**Task to carry out:** Repeat the lines below exactly as they appear, but leave out the images.

**Dataset section:**
────────────────────────────────────────

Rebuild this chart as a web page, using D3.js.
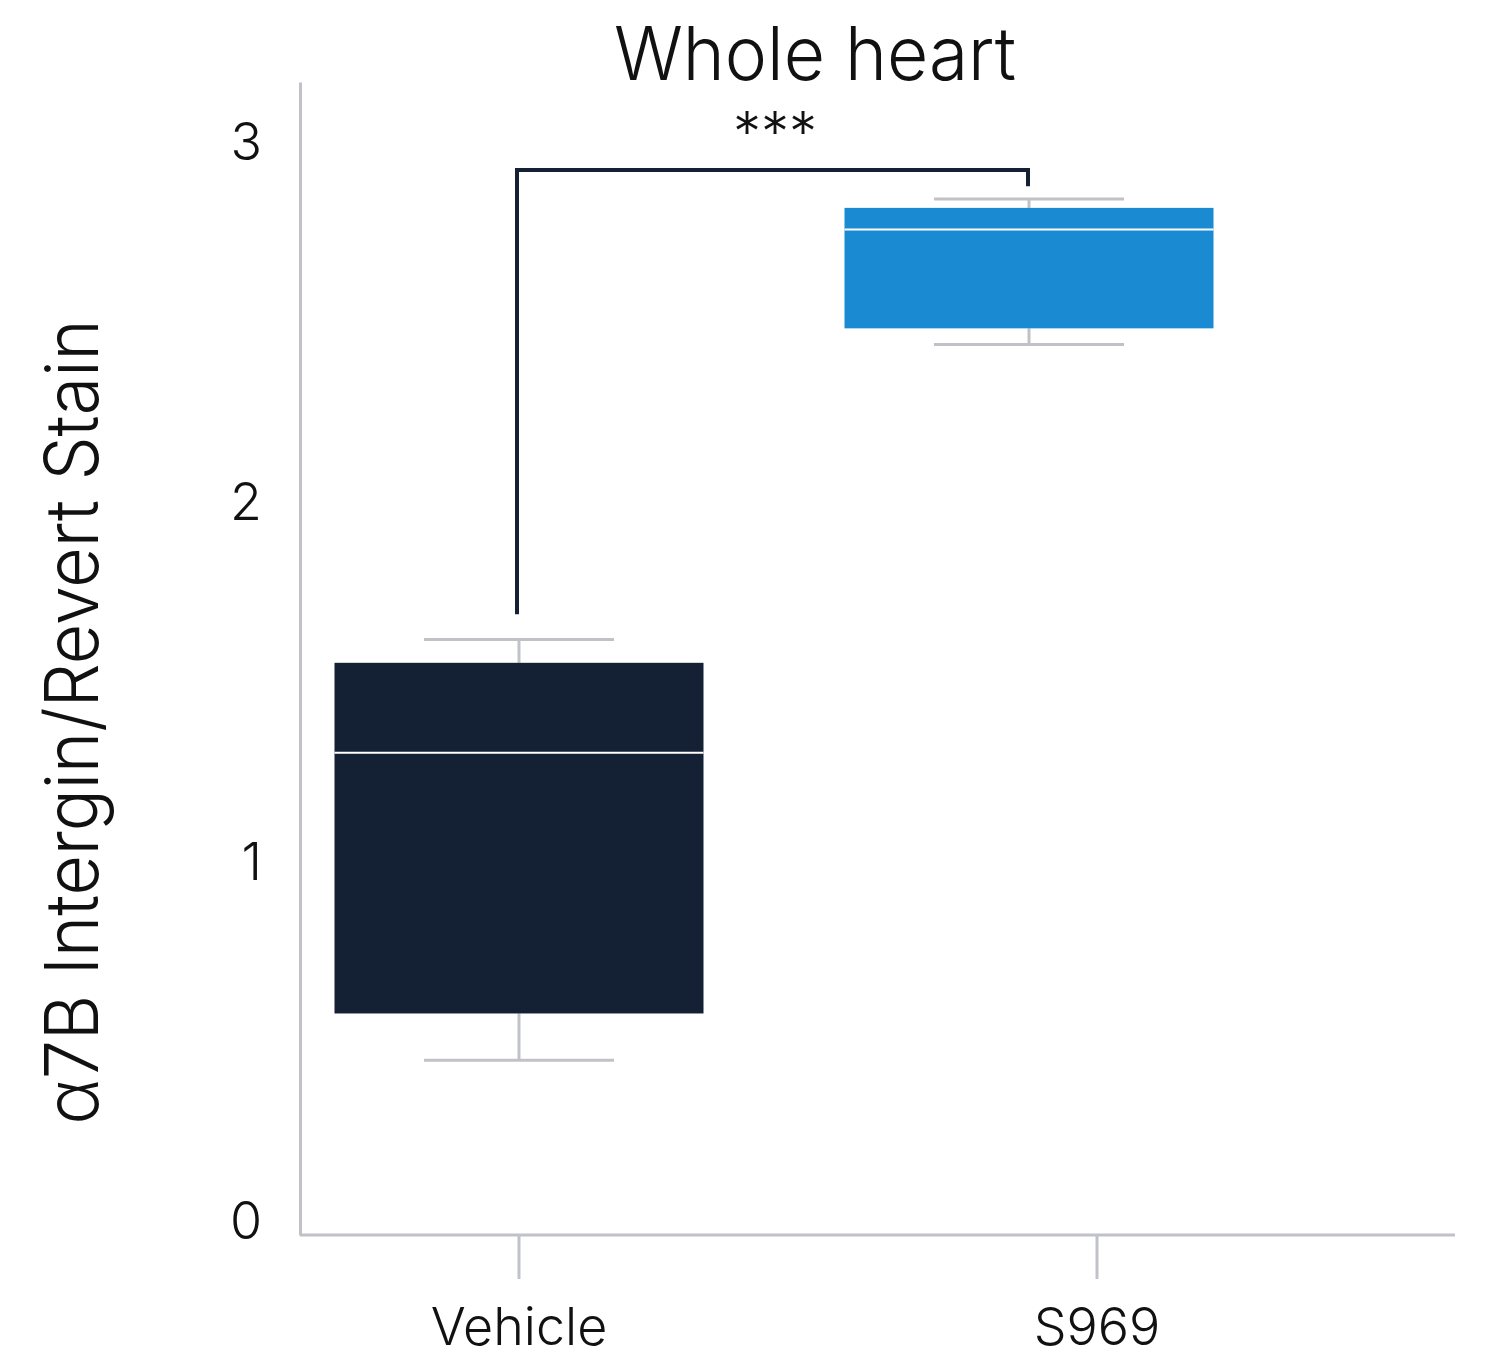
<!DOCTYPE html>
<html>
<head>
<meta charset="utf-8">
<script src="https://cdn.jsdelivr.net/npm/d3@7/dist/d3.min.js"></script>
<style>
  html, body { margin: 0; padding: 0; background: #ffffff; }
  svg { display: block; font-family: Inter, "Noto Sans", sans-serif; }
</style>
</head>
<body>
<svg id="chart" width="1492" height="1359"></svg>
<script>
// Box-plot summaries per group
const categories = ["Vehicle", "S969"];
const whiskerLow  = [0.45, 2.44];
const q1          = [0.58, 2.485];
const median      = [1.305, 2.76];
const q3          = [1.555, 2.82];
const whiskerHigh = [1.62, 2.845];
const boxColors   = ["#142135", "#1a8ad2"];
const yTicks      = [0, 1, 2, 3];

// Significance bracket: heights of its left leg, top bar and right leg
const bracketLevels = [1.69, 2.925, 2.88];
const bracketLabel = "***";

const svg = d3.select("#chart");

const y = d3.scaleLinear().domain([-0.036, 3.17]).range([1235, 82]);
// axis tick positions and box centres
const xTick = d3.scalePoint().domain(categories).range([519, 1097]);
const xBox  = d3.scalePoint().domain(categories).range([519, 1029]);
const boxWidth = 369, capWidth = 190;

const axisColor = "#c0c2c8";
const textWeight = 300;

// Title
svg.append("text")
  .attr("x", 815).attr("y", 80)
  .attr("text-anchor", "middle")
  .attr("font-size", 74)
  .attr("font-weight", textWeight)
  .attr("textLength", 402)
  .attr("lengthAdjust", "spacingAndGlyphs")
  .attr("fill", "#111")
  .text("Whole heart");

// Y axis
const yAxis = svg.append("g")
  .attr("transform", "translate(300,0)")
  .call(d3.axisLeft(y).tickValues(yTicks).tickSize(0).tickPadding(38).tickFormat(d3.format("d")));
yAxis.select(".domain").attr("stroke", axisColor).attr("stroke-width", 3);
yAxis.selectAll("text")
  .attr("font-size", 52)
  .attr("font-weight", textWeight)
  .attr("fill", "#111")
  .attr("font-family", "Inter, sans-serif");

// X axis
const xAxisG = svg.append("g").attr("transform", "translate(0,1235)");
xAxisG.append("line")
  .attr("x1", 300).attr("x2", 1455)
  .attr("stroke", axisColor).attr("stroke-width", 3);
xAxisG.selectAll("line.tick").data(categories).join("line")
  .attr("class", "tick")
  .attr("x1", d => xTick(d)).attr("x2", d => xTick(d))
  .attr("y1", 0).attr("y2", 44)
  .attr("stroke", axisColor).attr("stroke-width", 3);
xAxisG.selectAll("text").data(categories).join("text")
  .attr("x", d => xTick(d)).attr("y", 110)
  .attr("text-anchor", "middle")
  .attr("font-size", 52)
  .attr("font-weight", textWeight)
  .attr("fill", "#111")
  .text(d => d);

// Y axis label
svg.append("text")
  .attr("transform", "translate(98,722) rotate(-90)")
  .attr("text-anchor", "middle")
  .attr("font-size", 74)
  .attr("font-weight", textWeight)
  .attr("fill", "#111")
  .attr("textLength", 805)
  .attr("lengthAdjust", "spacingAndGlyphs")
  .text("α7B Intergin/Revert Stain");

// Boxes
const groups = categories.map((c, i) => ({
  c, lo: whiskerLow[i], q1: q1[i], med: median[i], q3: q3[i], hi: whiskerHigh[i], color: boxColors[i]
}));

const g = svg.append("g");
groups.forEach(d => {
  const cx = xBox(d.c);
  const gg = g.append("g");
  // whisker stems
  gg.append("line").attr("x1", cx).attr("x2", cx).attr("y1", y(d.hi)).attr("y2", y(d.q3))
    .attr("stroke", axisColor).attr("stroke-width", 3);
  gg.append("line").attr("x1", cx).attr("x2", cx).attr("y1", y(d.q1)).attr("y2", y(d.lo))
    .attr("stroke", axisColor).attr("stroke-width", 3);
  // caps
  [d.lo, d.hi].forEach(v => {
    gg.append("line")
      .attr("x1", cx - capWidth / 2).attr("x2", cx + capWidth / 2)
      .attr("y1", y(v)).attr("y2", y(v))
      .attr("stroke", axisColor).attr("stroke-width", 3);
  });
  // box
  gg.append("rect")
    .attr("x", cx - boxWidth / 2).attr("width", boxWidth)
    .attr("y", y(d.q3)).attr("height", y(d.q1) - y(d.q3))
    .attr("fill", d.color);
  // median
  gg.append("line")
    .attr("x1", cx - boxWidth / 2).attr("x2", cx + boxWidth / 2)
    .attr("y1", y(d.med)).attr("y2", y(d.med))
    .attr("stroke", "#ffffff").attr("stroke-width", 2);
});

// Significance bracket
const bx1 = xBox(categories[0]) - 2, bx2 = xBox(categories[1]) - 1;
svg.append("path")
  .attr("d", `M${bx1},${y(bracketLevels[0])} V${y(bracketLevels[1])} H${bx2} V${y(bracketLevels[2])}`)
  .attr("fill", "none")
  .attr("stroke", "#142135")
  .attr("stroke-width", 4);
svg.append("text")
  .attr("x", 775).attr("y", 152)
  .attr("text-anchor", "middle")
  .attr("font-size", 56)
  .attr("font-weight", textWeight)
  .attr("fill", "#111")
  .text(bracketLabel);
</script>
</body>
</html>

────────────────────────────────────────

**Answer to the task:**
Rebuild this chart as a web page, using D3.js.
<!DOCTYPE html>
<html>
<head>
<meta charset="utf-8">
<script src="https://cdn.jsdelivr.net/npm/d3@7/dist/d3.min.js"></script>
<style>
  html, body { margin: 0; padding: 0; background: #ffffff; }
  svg { display: block; font-family: Inter, "Noto Sans", sans-serif; }
</style>
</head>
<body>
<svg id="chart" width="1492" height="1359"></svg>
<script>
// Box-plot summaries per group
const categories = ["Vehicle", "S969"];
const whiskerLow  = [0.45, 2.44];
const q1          = [0.58, 2.485];
const median      = [1.305, 2.76];
const q3          = [1.555, 2.82];
const whiskerHigh = [1.62, 2.845];
const boxColors   = ["#142135", "#1a8ad2"];
const yTicks      = [0, 1, 2, 3];

// Significance bracket: heights of its left leg, top bar and right leg
const bracketLevels = [1.69, 2.925, 2.88];
const bracketLabel = "***";

const svg = d3.select("#chart");

const y = d3.scaleLinear().domain([-0.036, 3.17]).range([1235, 82]);
// axis tick positions and box centres
const xTick = d3.scalePoint().domain(categories).range([519, 1097]);
const xBox  = d3.scalePoint().domain(categories).range([519, 1029]);
const boxWidth = 369, capWidth = 190;

const axisColor = "#c0c2c8";
const textWeight = 300;

// Title
svg.append("text")
  .attr("x", 815).attr("y", 80)
  .attr("text-anchor", "middle")
  .attr("font-size", 74)
  .attr("font-weight", textWeight)
  .attr("textLength", 402)
  .attr("lengthAdjust", "spacingAndGlyphs")
  .attr("fill", "#111")
  .text("Whole heart");

// Y axis
const yAxis = svg.append("g")
  .attr("transform", "translate(300,0)")
  .call(d3.axisLeft(y).tickValues(yTicks).tickSize(0).tickPadding(38).tickFormat(d3.format("d")));
yAxis.select(".domain").attr("stroke", axisColor).attr("stroke-width", 3);
yAxis.selectAll("text")
  .attr("font-size", 52)
  .attr("font-weight", textWeight)
  .attr("fill", "#111")
  .attr("font-family", "Inter, sans-serif");

// X axis
const xAxisG = svg.append("g").attr("transform", "translate(0,1235)");
xAxisG.append("line")
  .attr("x1", 300).attr("x2", 1455)
  .attr("stroke", axisColor).attr("stroke-width", 3);
xAxisG.selectAll("line.tick").data(categories).join("line")
  .attr("class", "tick")
  .attr("x1", d => xTick(d)).attr("x2", d => xTick(d))
  .attr("y1", 0).attr("y2", 44)
  .attr("stroke", axisColor).attr("stroke-width", 3);
xAxisG.selectAll("text").data(categories).join("text")
  .attr("x", d => xTick(d)).attr("y", 110)
  .attr("text-anchor", "middle")
  .attr("font-size", 52)
  .attr("font-weight", textWeight)
  .attr("fill", "#111")
  .text(d => d);

// Y axis label
svg.append("text")
  .attr("transform", "translate(98,722) rotate(-90)")
  .attr("text-anchor", "middle")
  .attr("font-size", 74)
  .attr("font-weight", textWeight)
  .attr("fill", "#111")
  .attr("textLength", 805)
  .attr("lengthAdjust", "spacingAndGlyphs")
  .text("α7B Intergin/Revert Stain");

// Boxes
const groups = categories.map((c, i) => ({
  c, lo: whiskerLow[i], q1: q1[i], med: median[i], q3: q3[i], hi: whiskerHigh[i], color: boxColors[i]
}));

const g = svg.append("g");
groups.forEach(d => {
  const cx = xBox(d.c);
  const gg = g.append("g");
  // whisker stems
  gg.append("line").attr("x1", cx).attr("x2", cx).attr("y1", y(d.hi)).attr("y2", y(d.q3))
    .attr("stroke", axisColor).attr("stroke-width", 3);
  gg.append("line").attr("x1", cx).attr("x2", cx).attr("y1", y(d.q1)).attr("y2", y(d.lo))
    .attr("stroke", axisColor).attr("stroke-width", 3);
  // caps
  [d.lo, d.hi].forEach(v => {
    gg.append("line")
      .attr("x1", cx - capWidth / 2).attr("x2", cx + capWidth / 2)
      .attr("y1", y(v)).attr("y2", y(v))
      .attr("stroke", axisColor).attr("stroke-width", 3);
  });
  // box
  gg.append("rect")
    .attr("x", cx - boxWidth / 2).attr("width", boxWidth)
    .attr("y", y(d.q3)).attr("height", y(d.q1) - y(d.q3))
    .attr("fill", d.color);
  // median
  gg.append("line")
    .attr("x1", cx - boxWidth / 2).attr("x2", cx + boxWidth / 2)
    .attr("y1", y(d.med)).attr("y2", y(d.med))
    .attr("stroke", "#ffffff").attr("stroke-width", 2);
});

// Significance bracket
const bx1 = xBox(categories[0]) - 2, bx2 = xBox(categories[1]) - 1;
svg.append("path")
  .attr("d", `M${bx1},${y(bracketLevels[0])} V${y(bracketLevels[1])} H${bx2} V${y(bracketLevels[2])}`)
  .attr("fill", "none")
  .attr("stroke", "#142135")
  .attr("stroke-width", 4);
svg.append("text")
  .attr("x", 775).attr("y", 152)
  .attr("text-anchor", "middle")
  .attr("font-size", 56)
  .attr("font-weight", textWeight)
  .attr("fill", "#111")
  .text(bracketLabel);
</script>
</body>
</html>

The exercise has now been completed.